The earlier Megaplex investigations anatomized anonymous Hollywood fragments—hundreds of bodies ascending, fighting, exploding—to expose the limited mythological grammar underlying apparently distinct films. King Size concentrates that investigation into a single biographical figure whose career already enacts the system’s own logic. Elvis Presley’s trajectory from prodigy to recording artist to actor to myth traces the same parabola as the culture that produced him: desert to glamour to hyper-saturation to collapse. His biography and Las Vegas’s transformation follow identical arcs. Where the trilogy needed hundreds of anonymous fragments to reveal the system’s grammar, one figure whose life is already the system in miniature contained it all.
The methodology shifted accordingly.

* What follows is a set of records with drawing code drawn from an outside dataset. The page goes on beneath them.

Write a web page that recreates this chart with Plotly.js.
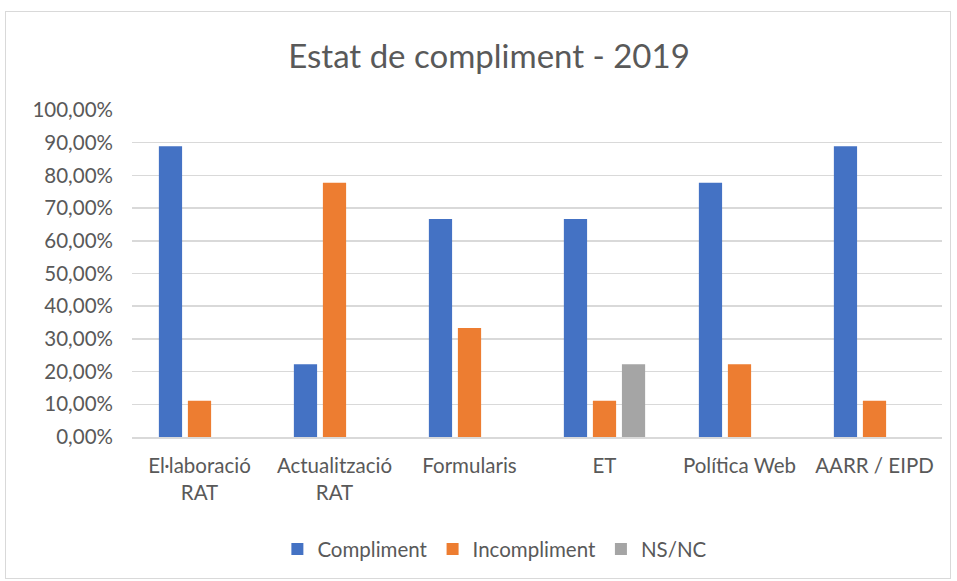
<!DOCTYPE html>
<html><head><meta charset="utf-8">
<script src="https://cdn.plot.ly/plotly-3.0.1.min.js"></script>
<style>html,body{margin:0;padding:0;background:#fff}#frame{position:absolute;left:5px;top:11px;width:944px;height:566px;border:1px solid #d9d9d9;pointer-events:none;z-index:5}#chart{width:957px;height:581px}</style>
</head><body>
<div id="frame"></div>
<div id="chart"></div>
<script>
const categories = ["El·laboració<br>RAT", "Actualització<br>RAT", "Formularis", "ET", "Política Web", "AARR / EIPD"];
const compliment = [0.8889, 0.2222, 0.6667, 0.6667, 0.7778, 0.8889];
const incompliment = [0.1111, 0.7778, 0.3333, 0.1111, 0.2222, 0.1111];
const nsnc = [null, null, null, 0.2222, null, null];
const seriesNames = ["Compliment", "Incompliment", "NS/NC"];
const colors = ["#4472c4", "#ed7d31", "#a5a5a5"];
const yTickVals = [0,0.1,0.2,0.3,0.4,0.5,0.6,0.7,0.8,0.9,1.0];

const FONT = "Lato, 'Open Sans', sans-serif";
const traces = [compliment, incompliment, nsnc].map((v,i)=>({
  type:"bar", x:categories, y:v, name:seriesNames[i],
  marker:{color:colors[i], line:{color:"#ffffff", width:0}},
  hoverinfo:"skip"
}));

const layout = {
  width:957, height:581,
  margin:{l:132, r:15, t:110, b:144},
  paper_bgcolor:"#ffffff", plot_bgcolor:"#ffffff",
  separators:", ",
  font:{family:FONT, color:"#595959", size:21},
  title:{text:"Estat de compliment - 2019", font:{family:FONT, size:33, color:"#595959"},
    xref:"container", x:0.511, xanchor:"center", yref:"container", y:0.902, yanchor:"middle"},
  barmode:"group", bargap:0.355, bargroupgap:0.2,
  xaxis:{type:"category", showgrid:false, showline:true, linecolor:"#d9d9d9", linewidth:1.5,
    ticks:"", tickfont:{size:20.5, color:"#595959"}, ticklabelstandoff:10},
  yaxis:{range:[0,1.0], tickvals:yTickVals, tickformat:".2%", showgrid:true, gridcolor:"#d9d9d9", gridwidth:1.5,
    zeroline:false, showline:false, ticks:"", tickfont:{size:20.5, color:"#595959"}, ticklabelstandoff:18},
  showlegend:true,
  legend:{orientation:"h", x:0.448, xanchor:"center", y:-0.343, yanchor:"middle",
    font:{size:20.5, color:"#595959"}, itemwidth:30, traceorder:"normal"}
};
Plotly.newPlot("chart", traces, layout, {staticPlot:true, displayModeBar:false});
</script>
</body></html>
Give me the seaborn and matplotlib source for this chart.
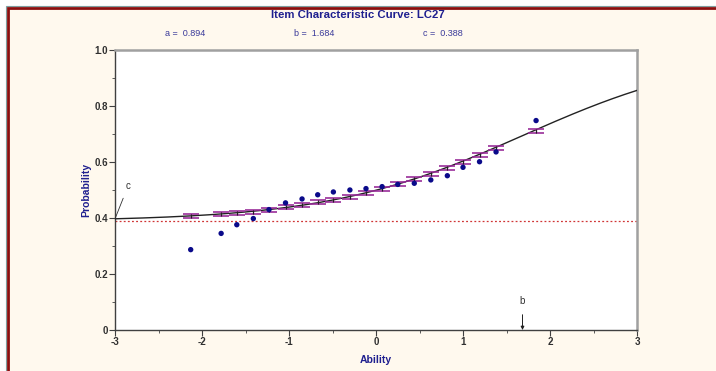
import numpy as np
import pandas as pd
import matplotlib
matplotlib.use("Agg")
import matplotlib.pyplot as plt
from matplotlib.patches import Rectangle
import seaborn as sns

# ---- data ----
title = "Item Characteristic Curve: LC27"
param_a = 0.894
param_b = 1.684
param_c = 0.388

ability = [-2.13, -1.78, -1.60, -1.41, -1.23, -1.04, -0.85, -0.67, -0.49, -0.30,
           -0.115, 0.07, 0.25, 0.44, 0.63, 0.82, 1.00, 1.19, 1.38, 1.84]
observed = [0.287, 0.345, 0.376, 0.398, 0.430, 0.454, 0.468, 0.483, 0.493, 0.500,
            0.505, 0.512, 0.520, 0.524, 0.536, 0.551, 0.581, 0.601, 0.636, 0.748]
model_at_points = [0.406, 0.413, 0.417, 0.421, 0.429, 0.438, 0.446, 0.456, 0.464, 0.476,
                   0.488, 0.505, 0.521, 0.538, 0.557, 0.577, 0.600, 0.625, 0.651, 0.712]
err_half = [0.007] * len(ability)

x_ticks = [-3, -2, -1, 0, 1, 2, 3]
x_ticklabels = ["-3", "-2", "-1", "0", "1", "2", "3"]
y_ticks = [0, 0.2, 0.4, 0.6, 0.8, 1.0]
y_ticklabels = ["0", "0.2", "0.4", "0.6", "0.8", "1.0"]

# ICC curve from the displayed 3PL parameters
theta_grid = np.linspace(-3, 3, 301)
icc = param_c + (1 - param_c) / (1 + np.exp(-param_a * (theta_grid - param_b)))

sns.set_theme(style="white")
plt.rcParams['font.family'] = ['Liberation Sans', 'DejaVu Sans']

W, H = 716, 371
fig = plt.figure(figsize=(W / 100, H / 100), dpi=100)
fig.patch.set_facecolor("white")

# frame
fig.patches.append(Rectangle((6.2 / W, -0.1), 1.2, 1.1 - 6.2 / H, transform=fig.transFigure,
                             facecolor="none", edgecolor="#7f9fa0", lw=0.8, zorder=-20))
fig.patches.append(Rectangle((8.3 / W, -0.1), 1.2, 1.1 - 8.3 / H, transform=fig.transFigure,
                             facecolor="#fff9ee", edgecolor="#8b0f0f", lw=2.0, zorder=-10))

ax = fig.add_axes([115 / W, 1 - 330 / H, 522 / W, 280 / H])
ax.set_zorder(5)
ax.set_facecolor("white")

navy = "#1f1f8f"

sns.lineplot(x=theta_grid, y=icc, ax=ax, color="#222222", lw=1.0, zorder=3)
ax.axhline(param_c, color="#d03535", lw=0.9, ls=(0, (1.5, 1.8)), zorder=2)
ax.errorbar(ability, model_at_points, yerr=err_half, fmt="none", ecolor="#9a2d9a",
            elinewidth=0.9, capsize=5.5, capthick=1.2, zorder=4)
ax.errorbar(ability, model_at_points, yerr=err_half, fmt="none", ecolor="#222222",
            elinewidth=0.8, capsize=0, zorder=5)
df = pd.DataFrame({"Ability": ability, "Observed": observed})
sns.scatterplot(data=df, x="Ability", y="Observed", ax=ax, color="#0a0a8a", s=15,
                edgecolor="none", zorder=6)

ax.set_xlim(-3, 3)
ax.set_ylim(0, 1.0)
ax.set_xticks(x_ticks)
ax.set_xticklabels(x_ticklabels)
ax.set_yticks(y_ticks)
ax.set_yticklabels(y_ticklabels)
ax.set_xticks(np.arange(-3, 3.01, 0.5), minor=True)
ax.set_yticks(np.arange(0, 1.01, 0.1), minor=True)
ax.tick_params(which="major", direction="out", length=4, width=0.8, color="#404040",
               labelsize=7, pad=1, bottom=True, left=True)
ax.tick_params(which="minor", direction="out", length=2.5, width=0.6, color="#404040",
               bottom=True, left=True)
for lab in ax.get_xticklabels() + ax.get_yticklabels():
    lab.set_fontweight("bold")
    lab.set_color("#303030")

for side in ["left", "bottom"]:
    ax.spines[side].set_color("#404040")
    ax.spines[side].set_linewidth(1.0)
for side in ["top", "right"]:
    ax.spines[side].set_color("#a0a0a0")
    ax.spines[side].set_linewidth(1.8)

ax.set_xlabel("Ability", fontsize=7.5, fontweight="bold", color=navy, labelpad=6)
ax.set_ylabel("Probability", fontsize=7.5, fontweight="bold", color=navy, labelpad=2)

# annotations
ax.annotate("c", xy=(-3, param_c + (1 - param_c) / (1 + np.exp(-param_a * (-3 - param_b)))),
            xytext=(-2.85, 0.514), fontsize=7, color="#303030", ha="center", va="center",
            arrowprops=dict(arrowstyle="-", color="#303030", lw=0.6, shrinkA=3, shrinkB=0),
            annotation_clip=False)
ax.annotate("b", xy=(param_b, 0), xytext=(param_b, 0.104), fontsize=7, color="#303030",
            ha="center", va="center",
            arrowprops=dict(arrowstyle="-|>", color="#202020", lw=0.7, mutation_scale=5,
                            shrinkA=4, shrinkB=0))

fig.text(358 / W, 1 - 15.5 / H, title, ha="center", va="center", fontsize=8.2,
         fontweight="bold", color=navy)
fig.text(185 / W, 1 - 34 / H, f"a =  {param_a:.3f}", ha="center", va="center",
         fontsize=6.5, color="#3a3a9a")
fig.text(314 / W, 1 - 34 / H, f"b =  {param_b:.3f}", ha="center", va="center",
         fontsize=6.5, color="#3a3a9a")
fig.text(443 / W, 1 - 34 / H, f"c =  {param_c:.3f}", ha="center", va="center",
         fontsize=6.5, color="#3a3a9a")

fig.savefig("out.png", dpi=100, facecolor=fig.get_facecolor())
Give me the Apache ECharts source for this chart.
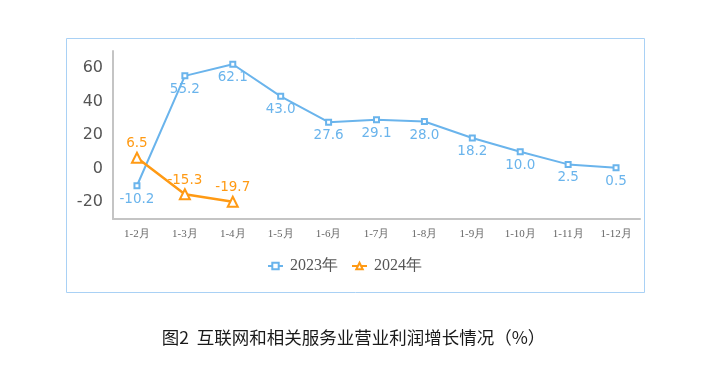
<!DOCTYPE html>
<html><head><meta charset="utf-8">
<script src="https://cdn.jsdelivr.net/npm/echarts@6/dist/echarts.min.js"></script>
<style>html,body{margin:0;padding:0;background:#fff}#c{width:707px;height:383px}</style>
</head><body><div id="c"></div>
<script>
const categories = ['1-2月','1-3月','1-4月','1-5月','1-6月','1-7月','1-8月','1-9月','1-10月','1-11月','1-12月'];
const s2023 = [-10.2,55.2,62.1,43.0,27.6,29.1,28.0,18.2,10.0,2.5,0.5];
const s2024 = [6.5,-15.3,-19.7];
const yTicks = [-20,0,20,40,60];
const title = '图2  互联网和相关服务业营业利润增长情况（%）';

const chart = echarts.init(document.getElementById('c'));
chart.setOption({
  animation:false,
  graphic:[
    {type:'rect',shape:{x:66.5,y:38.5,width:578,height:254},style:{fill:'none',stroke:'#a9d1f5',lineWidth:1}},
    {type:'text',left:'center',top:329,style:{text:title,font:'17.5px "Noto Sans CJK SC"',fill:'#1a1a1a'}}
  ],
  grid:{left:113,right:67,top:51,bottom:164},
  legend:{top:253,left:262,itemGap:13,itemWidth:15,itemHeight:8,
    textStyle:{fontFamily:'serif',fontSize:16,color:'#555',padding:[0,0,0,2]},
    data:['2023年','2024年']},
  xAxis:{type:'category',data:categories,boundaryGap:true,
    axisLine:{onZero:false,lineStyle:{color:'#c4c4c4',width:2}},axisTick:{show:false},
    axisLabel:{fontFamily:'serif',fontSize:11,color:'#666',margin:10,interval:0}},
  yAxis:{type:'value',min:-30,max:70,interval:10,
    axisLine:{show:true,lineStyle:{color:'#c4c4c4',width:2}},axisTick:{show:false},splitLine:{show:false},
    axisLabel:{fontFamily:'DejaVu Sans',fontSize:16,color:'#555',margin:10,
      formatter:v=>yTicks.includes(v)?String(v):''}},
  series:[
    {name:'2023年',type:'line',data:s2023,color:'#6ab4ec',symbol:'emptyRect',symbolSize:5,
      lineStyle:{width:2},itemStyle:{borderWidth:2},
      label:{show:true,position:'bottom',distance:3,color:'#6ab4ec',fontFamily:'DejaVu Sans',fontSize:13.5,formatter:p=>p.value.toFixed(1)}},
    {name:'2024年',type:'line',data:s2024,color:'#ff9a14',symbol:'emptyTriangle',symbolSize:10,
      lineStyle:{width:2.5},itemStyle:{borderWidth:2},
      label:{show:true,position:'top',distance:1,color:'#ff9a14',fontFamily:'DejaVu Sans',fontSize:13.5,formatter:p=>p.value.toFixed(1)}}
  ]
});
</script></body></html>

I trained an AI model on twelve thousand to fifteen thousand Elvis fragments—performances, films, documentaries, impersonators—and the process became a stream-of-consciousness experiment between myself and the model, accelerating the accumulation that previously took years into three and a half months. AI functioned as research accelerator—a blunt instrument, as I have described it, that locates references and inspirations but does not supply intention. Intention remains my department.
The work scrolls upward from the Nevada desert to a futuristic AI-enhanced Metropolis, and as it ascends, the density and speed of the fragments increase until individual recognition dissolves into pure pattern—the point where the visual field overwhelms distinction itself, where the system becomes perceptible only because the eye can no longer isolate any single element within it.
Every investigation requires a container—until the investigation reveals that the spectacle was the container all along. What the Sphere demonstrated is what the frame had always concealed: the enclosure was never the elevator shaft or the gallery wall. It was the accumulation itself, and there was never anywhere to stand outside it.